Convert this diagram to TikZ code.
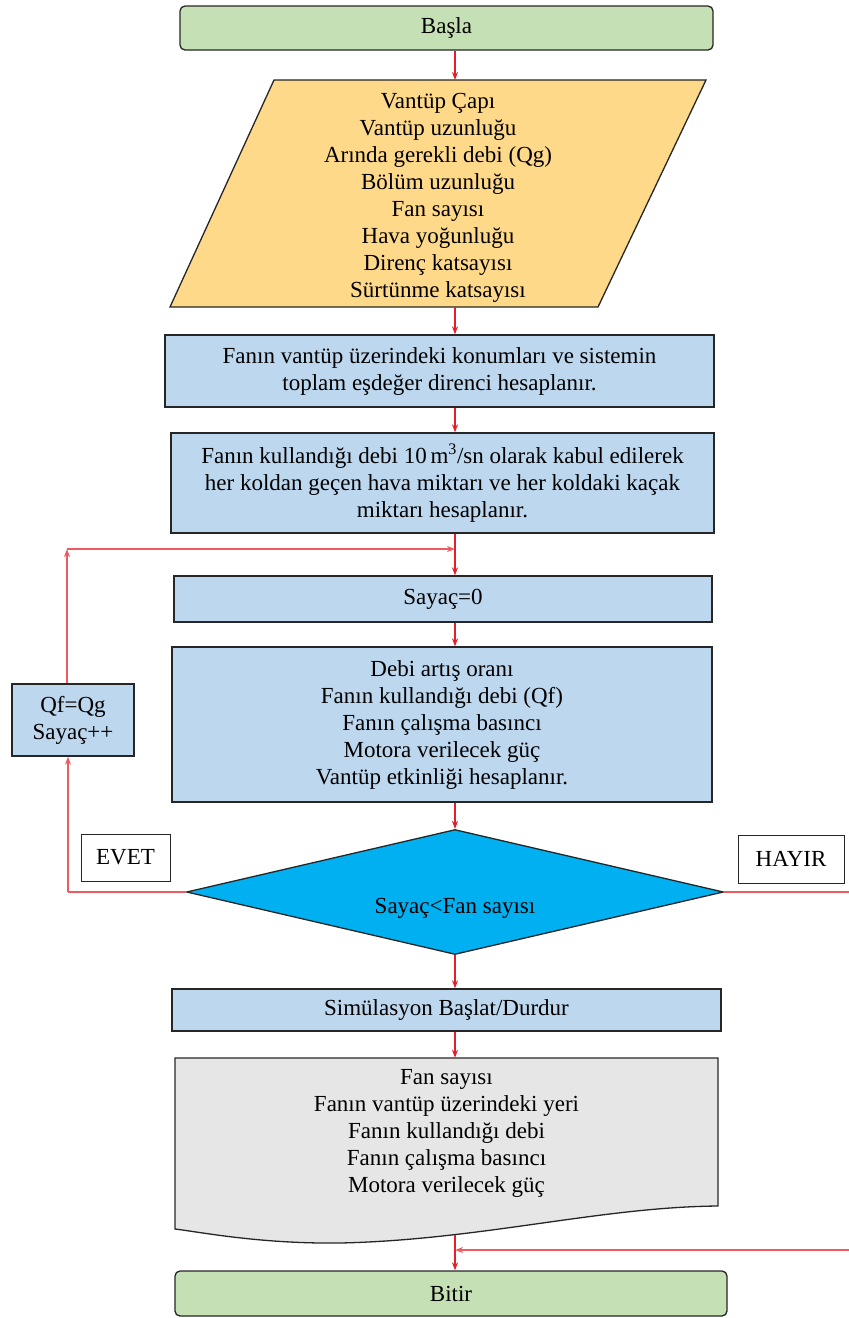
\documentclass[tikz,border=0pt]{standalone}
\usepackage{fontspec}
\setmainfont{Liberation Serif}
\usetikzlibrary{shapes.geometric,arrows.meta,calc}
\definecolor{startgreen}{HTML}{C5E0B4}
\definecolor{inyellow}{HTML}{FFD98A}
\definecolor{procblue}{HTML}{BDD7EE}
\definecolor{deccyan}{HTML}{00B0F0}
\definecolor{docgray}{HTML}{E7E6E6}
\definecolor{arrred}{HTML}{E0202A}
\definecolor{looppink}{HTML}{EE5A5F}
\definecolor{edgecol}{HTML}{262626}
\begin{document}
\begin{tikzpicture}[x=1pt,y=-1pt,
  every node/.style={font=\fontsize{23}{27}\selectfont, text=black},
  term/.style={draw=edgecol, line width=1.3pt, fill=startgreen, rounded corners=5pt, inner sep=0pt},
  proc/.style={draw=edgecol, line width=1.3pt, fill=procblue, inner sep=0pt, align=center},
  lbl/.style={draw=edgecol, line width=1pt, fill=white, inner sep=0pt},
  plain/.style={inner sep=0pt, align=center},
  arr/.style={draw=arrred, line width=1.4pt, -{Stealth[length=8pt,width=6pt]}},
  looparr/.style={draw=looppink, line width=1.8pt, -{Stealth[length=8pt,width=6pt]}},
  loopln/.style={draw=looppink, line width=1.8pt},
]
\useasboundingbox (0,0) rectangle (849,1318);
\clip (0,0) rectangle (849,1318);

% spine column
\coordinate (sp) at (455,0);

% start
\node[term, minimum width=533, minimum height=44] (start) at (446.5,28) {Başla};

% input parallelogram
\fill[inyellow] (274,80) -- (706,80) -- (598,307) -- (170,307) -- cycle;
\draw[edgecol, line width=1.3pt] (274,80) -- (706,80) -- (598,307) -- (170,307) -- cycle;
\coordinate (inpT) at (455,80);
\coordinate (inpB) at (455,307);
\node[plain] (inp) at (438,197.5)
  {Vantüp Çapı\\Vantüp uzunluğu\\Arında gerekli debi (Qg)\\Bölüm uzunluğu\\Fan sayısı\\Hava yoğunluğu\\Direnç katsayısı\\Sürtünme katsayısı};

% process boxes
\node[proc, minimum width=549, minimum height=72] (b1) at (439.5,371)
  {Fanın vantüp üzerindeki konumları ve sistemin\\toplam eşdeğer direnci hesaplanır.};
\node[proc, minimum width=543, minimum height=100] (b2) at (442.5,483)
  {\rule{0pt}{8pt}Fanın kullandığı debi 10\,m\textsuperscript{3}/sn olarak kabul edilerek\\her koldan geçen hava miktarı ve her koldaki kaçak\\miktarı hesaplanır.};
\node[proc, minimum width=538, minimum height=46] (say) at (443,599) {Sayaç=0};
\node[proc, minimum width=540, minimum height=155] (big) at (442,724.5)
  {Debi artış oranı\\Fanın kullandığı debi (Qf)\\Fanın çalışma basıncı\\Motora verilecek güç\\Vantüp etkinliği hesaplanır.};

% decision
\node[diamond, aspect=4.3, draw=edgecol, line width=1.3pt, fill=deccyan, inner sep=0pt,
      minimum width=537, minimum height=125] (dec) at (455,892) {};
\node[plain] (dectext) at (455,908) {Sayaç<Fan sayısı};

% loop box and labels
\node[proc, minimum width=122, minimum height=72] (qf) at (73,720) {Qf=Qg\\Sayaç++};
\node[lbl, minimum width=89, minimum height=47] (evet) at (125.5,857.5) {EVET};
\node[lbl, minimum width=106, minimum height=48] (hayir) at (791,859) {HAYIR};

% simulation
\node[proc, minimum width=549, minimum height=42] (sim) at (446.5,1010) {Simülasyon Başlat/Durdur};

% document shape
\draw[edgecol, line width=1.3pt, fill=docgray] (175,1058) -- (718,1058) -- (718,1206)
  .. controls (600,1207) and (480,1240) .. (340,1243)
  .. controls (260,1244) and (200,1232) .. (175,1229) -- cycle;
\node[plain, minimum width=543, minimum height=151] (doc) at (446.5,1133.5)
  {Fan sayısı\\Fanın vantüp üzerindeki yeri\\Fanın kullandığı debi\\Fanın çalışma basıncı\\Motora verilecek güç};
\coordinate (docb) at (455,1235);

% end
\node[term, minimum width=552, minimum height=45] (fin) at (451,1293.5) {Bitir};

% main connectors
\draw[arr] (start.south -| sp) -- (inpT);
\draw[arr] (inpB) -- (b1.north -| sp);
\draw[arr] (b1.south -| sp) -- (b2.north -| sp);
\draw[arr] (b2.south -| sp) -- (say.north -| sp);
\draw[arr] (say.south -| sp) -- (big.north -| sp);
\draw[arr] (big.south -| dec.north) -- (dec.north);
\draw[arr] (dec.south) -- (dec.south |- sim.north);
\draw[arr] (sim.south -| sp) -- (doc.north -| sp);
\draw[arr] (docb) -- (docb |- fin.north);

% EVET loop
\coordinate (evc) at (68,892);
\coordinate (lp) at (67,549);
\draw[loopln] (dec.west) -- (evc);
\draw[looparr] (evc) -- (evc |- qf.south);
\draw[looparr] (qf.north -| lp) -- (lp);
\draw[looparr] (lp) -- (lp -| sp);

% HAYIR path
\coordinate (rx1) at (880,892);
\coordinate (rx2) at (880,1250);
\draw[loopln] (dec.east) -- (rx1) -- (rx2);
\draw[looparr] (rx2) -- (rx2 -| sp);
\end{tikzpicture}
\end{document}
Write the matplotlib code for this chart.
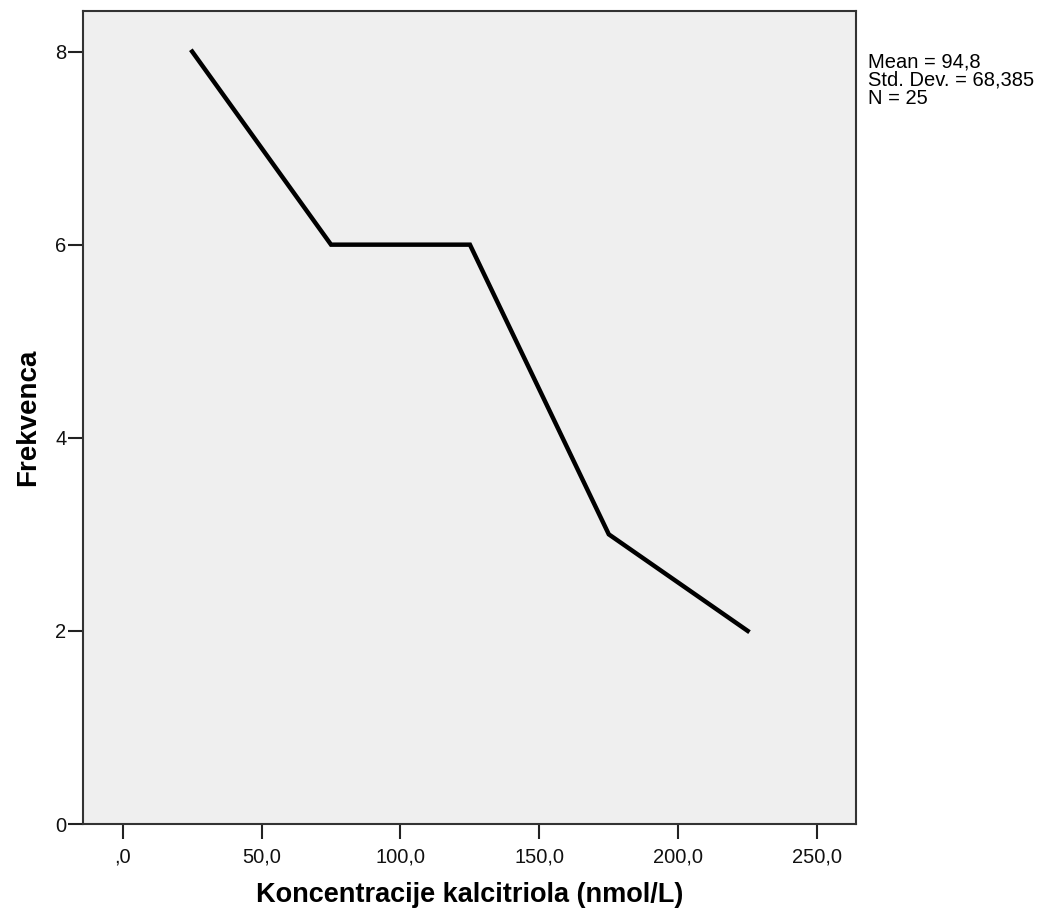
##########
What you should do —
Return only the lines from the start of the data through the line that contains "(sp) at (455,0);", please, copying them exactly and omitting all pictures.

Answer to this exercise —
Convert this diagram to TikZ code.
\documentclass[tikz,border=0pt]{standalone}
\usepackage{fontspec}
\setmainfont{Liberation Serif}
\usetikzlibrary{shapes.geometric,arrows.meta,calc}
\definecolor{startgreen}{HTML}{C5E0B4}
\definecolor{inyellow}{HTML}{FFD98A}
\definecolor{procblue}{HTML}{BDD7EE}
\definecolor{deccyan}{HTML}{00B0F0}
\definecolor{docgray}{HTML}{E7E6E6}
\definecolor{arrred}{HTML}{E0202A}
\definecolor{looppink}{HTML}{EE5A5F}
\definecolor{edgecol}{HTML}{262626}
\begin{document}
\begin{tikzpicture}[x=1pt,y=-1pt,
  every node/.style={font=\fontsize{23}{27}\selectfont, text=black},
  term/.style={draw=edgecol, line width=1.3pt, fill=startgreen, rounded corners=5pt, inner sep=0pt},
  proc/.style={draw=edgecol, line width=1.3pt, fill=procblue, inner sep=0pt, align=center},
  lbl/.style={draw=edgecol, line width=1pt, fill=white, inner sep=0pt},
  plain/.style={inner sep=0pt, align=center},
  arr/.style={draw=arrred, line width=1.4pt, -{Stealth[length=8pt,width=6pt]}},
  looparr/.style={draw=looppink, line width=1.8pt, -{Stealth[length=8pt,width=6pt]}},
  loopln/.style={draw=looppink, line width=1.8pt},
]
\useasboundingbox (0,0) rectangle (849,1318);
\clip (0,0) rectangle (849,1318);

% spine column
\coordinate (sp) at (455,0);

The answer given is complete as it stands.